## TASK TO CARRY OUT
Within the records below, find each line that holds the string "draw", then copy it.

*****

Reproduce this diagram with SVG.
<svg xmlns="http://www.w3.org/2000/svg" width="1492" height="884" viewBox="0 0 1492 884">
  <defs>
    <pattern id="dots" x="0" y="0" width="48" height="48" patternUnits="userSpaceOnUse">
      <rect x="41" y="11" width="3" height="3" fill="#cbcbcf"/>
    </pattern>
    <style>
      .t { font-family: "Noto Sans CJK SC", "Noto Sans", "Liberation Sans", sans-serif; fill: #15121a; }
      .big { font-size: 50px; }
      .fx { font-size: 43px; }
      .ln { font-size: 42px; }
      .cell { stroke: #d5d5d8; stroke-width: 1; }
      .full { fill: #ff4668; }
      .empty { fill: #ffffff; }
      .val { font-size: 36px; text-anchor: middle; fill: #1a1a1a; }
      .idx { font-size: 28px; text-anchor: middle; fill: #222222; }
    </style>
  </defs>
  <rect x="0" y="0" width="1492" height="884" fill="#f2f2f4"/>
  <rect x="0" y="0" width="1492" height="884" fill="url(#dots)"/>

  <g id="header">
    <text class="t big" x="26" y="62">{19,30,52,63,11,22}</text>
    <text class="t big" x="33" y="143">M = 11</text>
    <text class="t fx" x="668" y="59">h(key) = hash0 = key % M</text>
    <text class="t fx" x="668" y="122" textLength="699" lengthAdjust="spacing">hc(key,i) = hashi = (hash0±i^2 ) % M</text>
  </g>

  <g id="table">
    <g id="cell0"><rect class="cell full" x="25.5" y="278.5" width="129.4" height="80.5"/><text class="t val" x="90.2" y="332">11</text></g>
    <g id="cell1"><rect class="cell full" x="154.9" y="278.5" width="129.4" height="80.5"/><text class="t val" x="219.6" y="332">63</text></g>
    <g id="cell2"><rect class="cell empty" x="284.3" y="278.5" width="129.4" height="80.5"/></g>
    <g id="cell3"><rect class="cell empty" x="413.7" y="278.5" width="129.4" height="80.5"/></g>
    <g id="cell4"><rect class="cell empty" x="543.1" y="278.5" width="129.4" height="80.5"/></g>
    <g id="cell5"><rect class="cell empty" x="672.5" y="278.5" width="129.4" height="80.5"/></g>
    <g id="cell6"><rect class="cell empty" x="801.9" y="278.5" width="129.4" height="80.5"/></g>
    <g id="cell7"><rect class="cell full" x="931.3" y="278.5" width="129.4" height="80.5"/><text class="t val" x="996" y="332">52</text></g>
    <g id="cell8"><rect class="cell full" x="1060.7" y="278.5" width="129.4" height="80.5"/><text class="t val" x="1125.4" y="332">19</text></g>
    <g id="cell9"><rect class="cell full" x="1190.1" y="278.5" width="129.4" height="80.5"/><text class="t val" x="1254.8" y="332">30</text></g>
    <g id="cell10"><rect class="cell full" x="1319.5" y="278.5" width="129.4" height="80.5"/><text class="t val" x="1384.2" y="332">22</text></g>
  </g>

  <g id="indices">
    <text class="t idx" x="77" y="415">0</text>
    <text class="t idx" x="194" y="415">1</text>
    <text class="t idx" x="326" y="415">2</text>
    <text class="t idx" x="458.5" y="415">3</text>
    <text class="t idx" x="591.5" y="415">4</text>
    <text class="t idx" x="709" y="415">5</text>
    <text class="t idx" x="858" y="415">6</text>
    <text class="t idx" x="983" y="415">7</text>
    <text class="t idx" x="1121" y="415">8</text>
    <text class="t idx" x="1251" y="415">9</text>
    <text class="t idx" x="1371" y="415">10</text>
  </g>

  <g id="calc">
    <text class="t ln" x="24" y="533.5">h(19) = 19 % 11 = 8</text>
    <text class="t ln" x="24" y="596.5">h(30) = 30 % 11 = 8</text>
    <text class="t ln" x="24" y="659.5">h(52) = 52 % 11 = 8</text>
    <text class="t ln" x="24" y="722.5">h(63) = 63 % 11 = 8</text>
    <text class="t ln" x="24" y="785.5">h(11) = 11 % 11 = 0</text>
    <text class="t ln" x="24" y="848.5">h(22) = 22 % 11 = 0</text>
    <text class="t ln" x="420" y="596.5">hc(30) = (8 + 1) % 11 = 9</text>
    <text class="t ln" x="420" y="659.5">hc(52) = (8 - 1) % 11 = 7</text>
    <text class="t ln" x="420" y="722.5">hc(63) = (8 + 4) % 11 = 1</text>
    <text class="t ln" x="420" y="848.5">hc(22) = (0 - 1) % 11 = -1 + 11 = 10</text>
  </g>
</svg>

*****

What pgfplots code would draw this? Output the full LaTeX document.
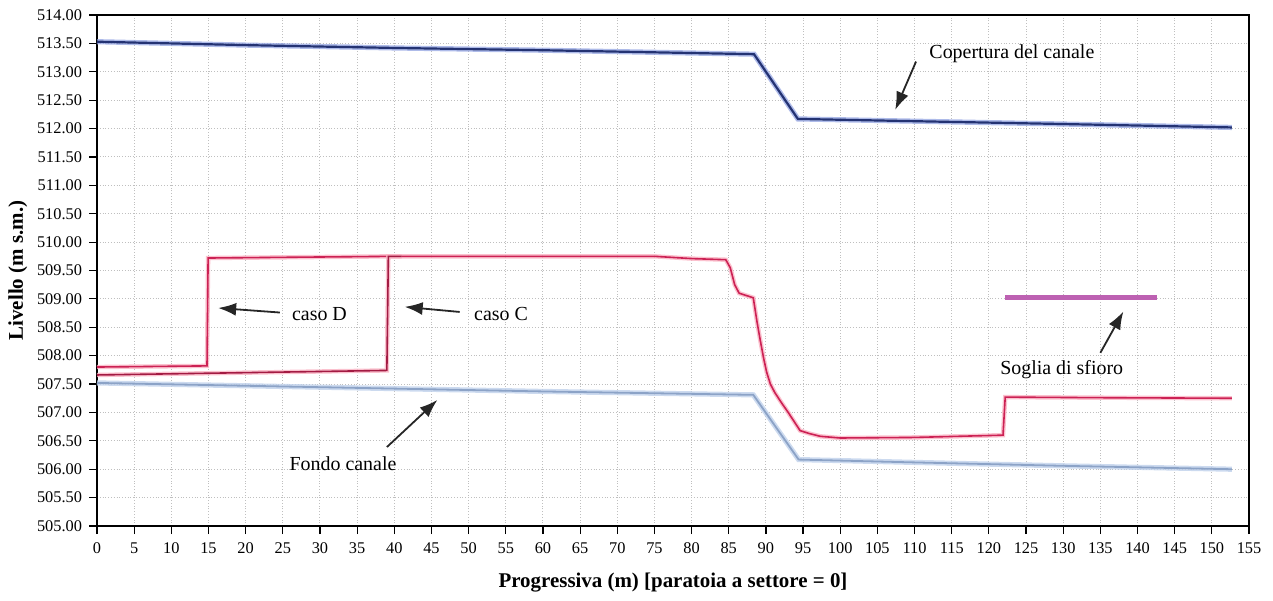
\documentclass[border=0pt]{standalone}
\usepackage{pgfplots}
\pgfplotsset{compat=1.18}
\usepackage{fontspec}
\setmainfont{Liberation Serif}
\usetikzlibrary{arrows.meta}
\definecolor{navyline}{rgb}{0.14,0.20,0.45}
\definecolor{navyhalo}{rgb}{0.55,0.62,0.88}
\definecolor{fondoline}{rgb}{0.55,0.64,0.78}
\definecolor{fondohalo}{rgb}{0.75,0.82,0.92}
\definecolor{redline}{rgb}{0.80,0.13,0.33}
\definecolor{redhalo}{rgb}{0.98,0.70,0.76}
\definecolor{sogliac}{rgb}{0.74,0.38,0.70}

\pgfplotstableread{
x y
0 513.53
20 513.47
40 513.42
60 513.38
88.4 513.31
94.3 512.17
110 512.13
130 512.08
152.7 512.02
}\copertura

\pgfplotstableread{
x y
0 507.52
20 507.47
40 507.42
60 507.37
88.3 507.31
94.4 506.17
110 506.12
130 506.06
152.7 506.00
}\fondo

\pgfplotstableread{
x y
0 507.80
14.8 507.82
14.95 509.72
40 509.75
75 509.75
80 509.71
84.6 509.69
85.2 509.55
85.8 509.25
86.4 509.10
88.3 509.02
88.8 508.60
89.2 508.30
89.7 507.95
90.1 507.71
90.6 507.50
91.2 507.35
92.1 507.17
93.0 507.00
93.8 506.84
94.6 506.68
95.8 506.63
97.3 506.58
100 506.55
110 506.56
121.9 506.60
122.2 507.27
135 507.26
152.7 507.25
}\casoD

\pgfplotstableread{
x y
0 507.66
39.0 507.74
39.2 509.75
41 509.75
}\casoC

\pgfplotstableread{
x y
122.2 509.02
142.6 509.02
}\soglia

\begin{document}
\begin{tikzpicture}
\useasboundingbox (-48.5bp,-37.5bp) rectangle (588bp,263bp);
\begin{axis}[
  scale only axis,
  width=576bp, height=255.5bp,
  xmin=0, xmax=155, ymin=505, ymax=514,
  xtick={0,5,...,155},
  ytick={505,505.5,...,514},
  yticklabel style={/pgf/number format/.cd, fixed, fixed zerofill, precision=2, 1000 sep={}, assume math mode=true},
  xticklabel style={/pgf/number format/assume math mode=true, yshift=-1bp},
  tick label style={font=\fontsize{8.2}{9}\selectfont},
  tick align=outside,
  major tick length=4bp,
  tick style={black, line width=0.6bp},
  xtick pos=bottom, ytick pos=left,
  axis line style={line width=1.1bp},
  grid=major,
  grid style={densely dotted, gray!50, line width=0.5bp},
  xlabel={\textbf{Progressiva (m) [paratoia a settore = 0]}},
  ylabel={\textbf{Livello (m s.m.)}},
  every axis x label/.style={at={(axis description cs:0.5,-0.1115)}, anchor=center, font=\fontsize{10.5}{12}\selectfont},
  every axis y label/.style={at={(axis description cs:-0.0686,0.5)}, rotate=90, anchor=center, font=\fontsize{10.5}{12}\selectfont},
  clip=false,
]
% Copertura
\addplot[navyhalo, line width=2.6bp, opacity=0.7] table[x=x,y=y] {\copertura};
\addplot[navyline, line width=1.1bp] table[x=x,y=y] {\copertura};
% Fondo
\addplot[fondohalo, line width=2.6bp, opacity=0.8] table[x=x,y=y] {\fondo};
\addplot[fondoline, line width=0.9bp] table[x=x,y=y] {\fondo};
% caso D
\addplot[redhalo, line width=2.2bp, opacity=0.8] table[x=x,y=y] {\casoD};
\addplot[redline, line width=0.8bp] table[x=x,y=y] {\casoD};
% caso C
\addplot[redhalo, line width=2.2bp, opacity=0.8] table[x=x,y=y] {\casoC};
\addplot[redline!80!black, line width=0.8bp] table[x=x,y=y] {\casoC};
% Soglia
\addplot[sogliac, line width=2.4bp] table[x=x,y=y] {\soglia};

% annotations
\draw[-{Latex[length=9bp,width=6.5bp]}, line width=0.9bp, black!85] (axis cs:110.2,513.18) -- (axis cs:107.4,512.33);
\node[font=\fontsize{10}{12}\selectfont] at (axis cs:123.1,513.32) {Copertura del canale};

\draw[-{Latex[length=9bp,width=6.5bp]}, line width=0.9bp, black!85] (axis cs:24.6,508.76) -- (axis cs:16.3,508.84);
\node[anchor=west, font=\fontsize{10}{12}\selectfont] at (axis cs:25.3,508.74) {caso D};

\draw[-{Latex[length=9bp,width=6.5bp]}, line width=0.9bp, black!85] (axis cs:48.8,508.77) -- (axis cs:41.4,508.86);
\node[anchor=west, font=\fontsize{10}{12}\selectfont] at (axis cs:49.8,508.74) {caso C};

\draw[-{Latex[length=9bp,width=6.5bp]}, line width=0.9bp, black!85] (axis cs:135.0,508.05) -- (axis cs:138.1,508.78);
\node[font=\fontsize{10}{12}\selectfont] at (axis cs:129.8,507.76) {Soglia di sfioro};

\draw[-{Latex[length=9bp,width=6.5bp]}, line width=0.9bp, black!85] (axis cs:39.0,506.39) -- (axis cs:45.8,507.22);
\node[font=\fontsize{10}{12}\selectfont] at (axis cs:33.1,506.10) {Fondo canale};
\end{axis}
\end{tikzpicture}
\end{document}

*****

## RESULT
What pgfplots code would draw this? Output the full LaTeX document.
\draw[-{Latex[length=9bp,width=6.5bp]}, line width=0.9bp, black!85] (axis cs:110.2,513.18) -- (axis cs:107.4,512.33);
\draw[-{Latex[length=9bp,width=6.5bp]}, line width=0.9bp, black!85] (axis cs:24.6,508.76) -- (axis cs:16.3,508.84);
\draw[-{Latex[length=9bp,width=6.5bp]}, line width=0.9bp, black!85] (axis cs:48.8,508.77) -- (axis cs:41.4,508.86);
\draw[-{Latex[length=9bp,width=6.5bp]}, line width=0.9bp, black!85] (axis cs:135.0,508.05) -- (axis cs:138.1,508.78);
\draw[-{Latex[length=9bp,width=6.5bp]}, line width=0.9bp, black!85] (axis cs:39.0,506.39) -- (axis cs:45.8,507.22);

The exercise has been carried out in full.